In the Big Data world, we're used to accepting compromises and arbitrary limitations. For example, accepting the benefits of Hadoop means working with the Hadoop Distributed File System, its immuatable files, its technique of keeping three copies of everything by default, and availability/reliability issues of the Hadoop cluster's namenode. As a further illustration of fixed limtations, iterative report design, even in a self-service scenario, almost always requires an open, persistent connection to the data source(s).
We accept these limitations based on an intuitive sense of needing to give in order to get, but that doesn't mean we have to like it, or meekly accept it. What if we could transcend these limitations and still get our work done? Today, in separate product launches, Cleversafe and Jaspersoft seek to provide such breakthroughs.
Cleversafe swaps out HDFS
Assuming it works as advertised, Cleversafe's company name is a fair reflection of its Hadoop architecture. While other HDFS alternatives exist for Hadoop (for example, MapR's Hadoop distro, which can mount HDFS-compatible NFS volumes), Cleversafe's Slicestor appliance nodes retain HDFS' distributed nature and maintain fault tolerance too. Cleversafe does this with "information dispersal" slices: spreading the data around different nodes in the cluster, employing Erasure Coding -- a scheme that allows reconstruction of data from a subset of storage nodes, and eliminates single points of failure without the overhead of HDFS' complete replication.
Meanwhile, the data is also stored in conventional format on the nodes where it is expected to be used for computation. The conventional storage assures fast MapReduce operations, and the striped storage assures fault tolerance, without the need (and network traffic and management overhead) to keep multiple full copies of the data.
Namenode issues disappear as well, since a Cleversafe cluster's accesser nodes federate and cover for each other, and the meta data is split up along with the data itself. Although various high availability namenode technologies are appearing in the major Hadoop distributions now, they nonetheless still use a single central namenode at any given time. Keeping a warm spare around is not the same thing as having meta data/directory services responsibilities shared among a collection of active nodes.
Although Cleversafe clusters are appliance-based, the appliances nonetheless use commodity processors and storage. The added value comes from tuning and optimization, and the unique storage software subsystem. Cleversafe storage runs about $500 per Terabyte, and can be less depending on total storage size. On the MapReduce side, Cleversafe uses Cloudera's Distribution Including Apache Hadoop (CDH).

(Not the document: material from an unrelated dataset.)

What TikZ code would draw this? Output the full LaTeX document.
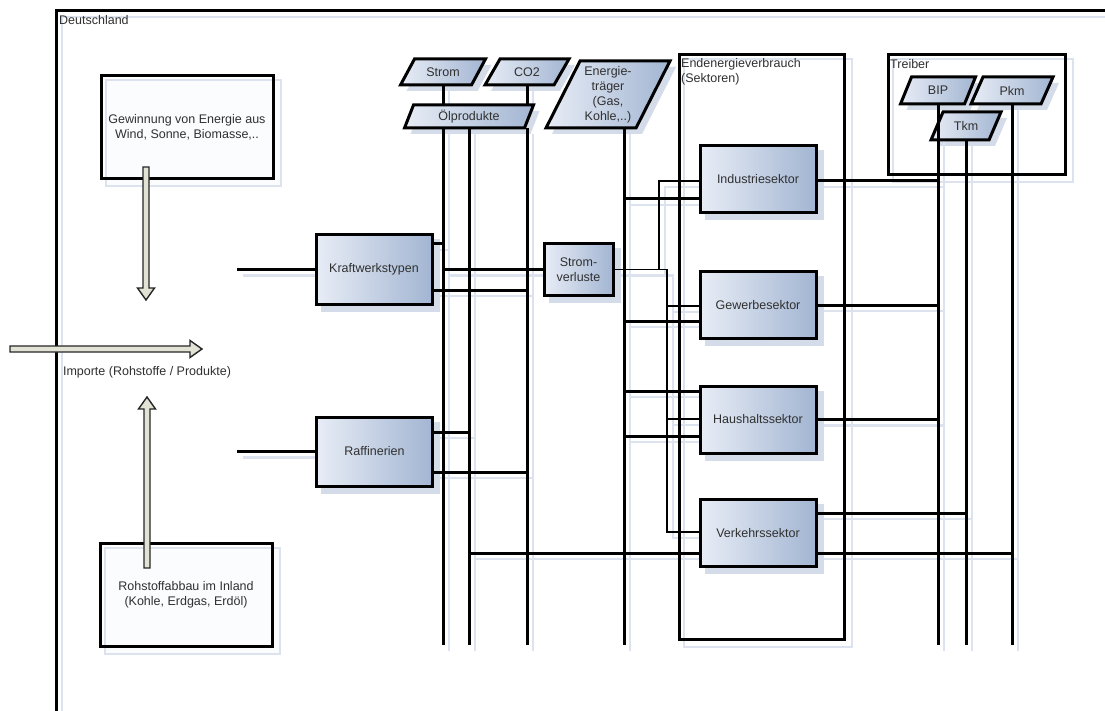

Jaspersoft: we don't need no stinkin' connections
While Cleversafe seeks to liberate data specialists form the tyranny of the HDFS namenode, Jaspersoft seeks to do likewise for end-users with respect to original data sources. With its new 4.7 release, Jaspersoft has really focused on the reporting scenario and has taken the position that modifying the design of a report shouldn't require going back to the server, if the report already has the data it needs.

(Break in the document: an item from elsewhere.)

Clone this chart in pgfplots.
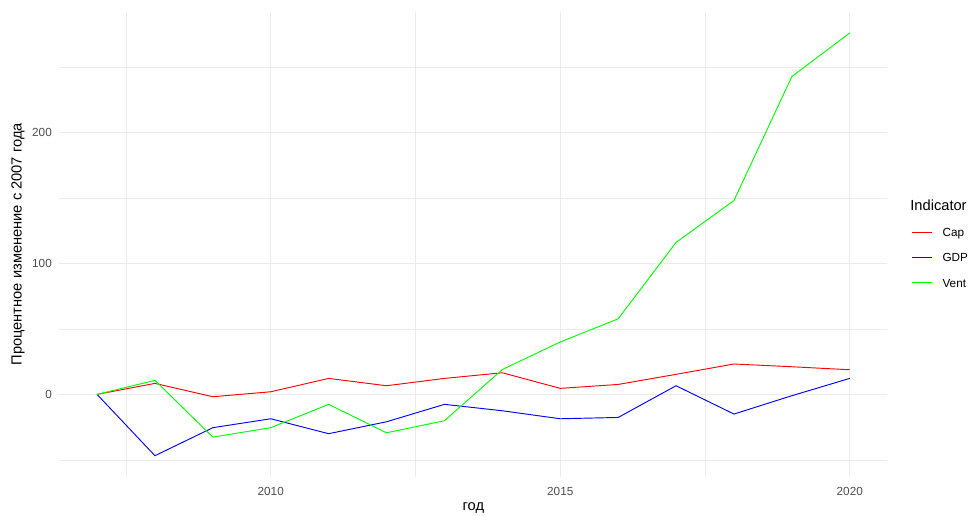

Jaspersoft reports now carry with them a full offline snapshot containing the data set, the original query and the formatting information. From there, users can take advantage of Jaspersoft's browser based report tooling as if they were working in a connected capacity -- the only difference is that they'll be querying the offline cache.
What's especially interesting here is that this disconnected cache interactivity capability is to be included in Jaspersoft's free, open source Community Edition. This opens up interesting, royalty-free embedding opportunities for developers. And given that the Community Edition, according to Jaspersoft, is often used to build reports on transactional databases, the availability of the offline snapshot cache will provide end-users with a datamart of sorts, thus easing stress on the production database.
On the Mobile side, Jaspersoft is introducing a native Android app for smartphones running that operating system. The Android native smartphone app joins the native iPhone app Jaspersoft already had on offer. For the tablet form factor, Jaspersoft is sticking with the browser and HTML 5.
As we saw with the many annoucements around last month's Hadoop Summit, Big Data companies are working hard to bring Hadoop up to Enterprise quality expectations and the NoSQL and Open Source BI companies are working hard to make their layers stack up as well. As these Enterprise efforts have progressed, so many point solutions have emerged that there is now some risk of fragmentation in the platform.
But I think the likely scenario is one of evolution, where the best new approaches to storage, high availability and batch/online moderation (from amongst the many permutations proffered), will be widely adopted and the less popular approaches may fade away.
This is a normal part of software maturity and an overall good sign for Big Data.